To improve the warped pixel colors, I applied the correct pixel color by averaging the pixel colors for the warped triangle from both images and interpolating the pixel colors from the original face images through inverse warping. In this process I iterated over every triangle in the mid-face triangle and sampled from the pixels in the original face images using scipy.interpolate.griddata to apply the final interpolated color. I initially used the bilinear sampling method, however it was extremely slow so I switched to nearest.
Part 2: The Morph Sequence
I modified my function to run with a given timestep for warping which allows me to specify the timestep for performing the affine warp and color blend. With this, I was able to create a final blend.
Part 4: The “Mean face” of a population
Using the Danes dataset, I found a way to extract the annotations from their given dataset of faces. I used the 48 faces and computed the averages of the 58 facial corresponding points to create the points and triangulation of the average face. I then warped every face in the dataset to fit the geometry of the “mean” face. Finally, I found the average pixel color for each pixel in the images to generate the final “mean face” of the population. We can see that it has smoothened out any abnormalities or details in the given faces, as well as resulted in a neutral expression.

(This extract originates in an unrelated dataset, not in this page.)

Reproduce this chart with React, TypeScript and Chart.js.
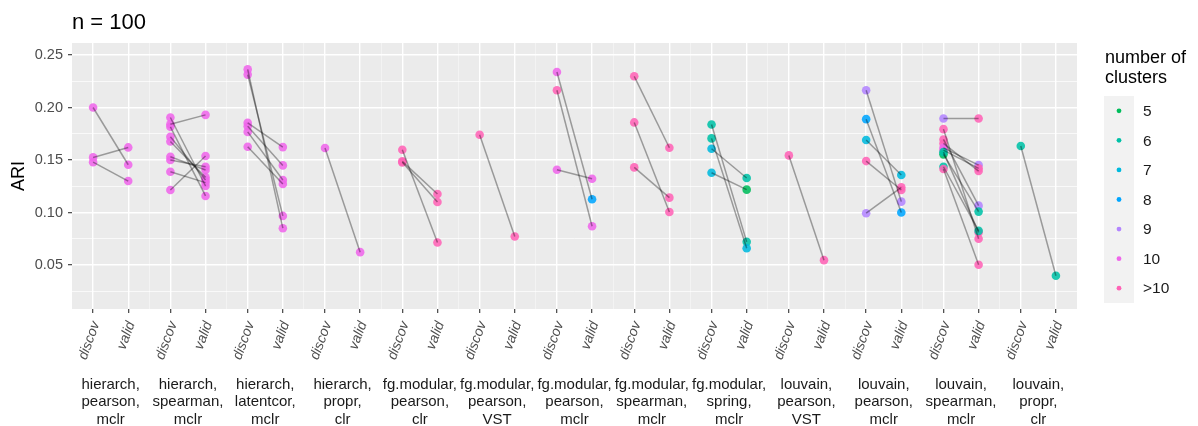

I also performed this on the subsets of the images to generate the “mean face” for male and female participants.
Here are morphing animations of some of the faces from the dataset as well as faces warped to fit the average face.
I then warped my face to the “mean face” geometry and also warped the “mean face” to my face geometry. To keep consistent corresponding points with my face and the mean face, I had to re-apply the corresponding points to my face in the web tool in the exact order that they were applied in the mean face dataset. I achieved this by iteratively highlighting each annotation point and individually applying that corresponding point on my face. One observation I noticed was that the alignment corresponding points on my face were slightly different since my face was at a slight angle, so my face appears more distorted than normal. I also resized my face image to fit the same dimensions and applied a similar color background.
We can see that my face warped to the average face distorts the left side of the face image since I was rotated to the left. The average face warped to my geometry also shows the face slightly rotated in a similar way.
Part 5: Caricatures: Extrapolating from the mean
To create a caricature of my face, I need to find the components of my face that deviate from the mean. I subtracted the points from my face geometry from the points of the mean face computed in Part 4. Then, I added that difference to my face at different factors to observe the exaggerated effects, including the side face distortion.
Bells and Whistles
Aging face effect
I attempted to simulate a render of an older version of my face by blending it with an approximate average face of older people to change the age of my face. I created this average face by finding the older looking participants (four images) in the Danes dataset and computing the average of those faces warped to the average face. I kept a consistent background and was able to simulate that here along with a morph.
Music video morph
I also created a “music video” of morphs of my face wearing a few different VR/AR headsets depicting the Reality Virtuality continuum (Reality -> Augmented Reality -> Mixed Reality -> Virtual Reality). The background music was created with Stability AI Audio generation. Link to video on Google Drive
Additional Morph
I also created a morph of my face wearing Google Glass in 2013 and 2023.
Reflection
In this project, I learned more about coordinate transformations and how they can be applied to create morphing effects. I found it challenging but interesting to create the morphing system as well as performing analysis on the face dataset. I was familiar with the morphing effect, but I am glad that now I know how it works and can implement it.